My husband and I have been clearing out things we no longer “need.”
As we do, my process often includes feeling the emotions and memories attached to each item.
That can be a BIG mistake, in a home-clearing way. It causes me to, sometimes, hang onto things longer than when they are, actually, practically useful to us.
However, it does yield a home rich with memories and meaning.
My husband is typically looking to just get rid of “stuff.”
He seeks a more sterile, distilled, efficient place.
Sometimes, though, we switch roles and decision criteria.
For example, there was a Halloween costume I made our now-27-year-old daughter the year I was pregnant with our son. Matt is now 20, so that costume has been in storage for a while.
Anne’s costume that year was an orange M&M. It’s two big puffy orange pillows, each with a white “M” in the center of each one, attached with ribbon straps.
I joked at the time I made it that, with one puffy pillow in the front and one in the back, it was as close to the space-taking experience of being pregnant as Anne would have until she was really pregnant, herself.

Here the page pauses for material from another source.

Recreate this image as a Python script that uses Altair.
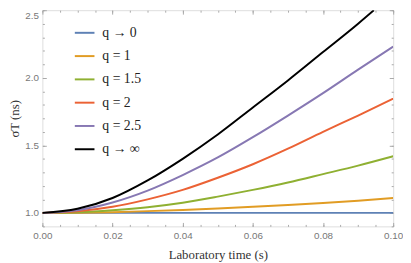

And so, after having kept the costume around for years, I was finally ready to donate it to Goodwill in the past year.
Practically, I decided, we had photos we could enjoy of Anne wearing it. And it was bulky, gathering dust, and unlikely to be something our kids’ kids would wear.
Amazingly, after I set the costume on the donation pile, Gary, who NEVER retrieves things once they’re on their way out the door, plucked that one item from the “to go” pile.
We had temporarily switched decision criteria.
You just never know what stays and what goes.
What criteria do you use when it’s time to sort through and let go of “stuff,” whatever that “stuff” may be? (It’s not always physical…it can be habits and ways of doing things).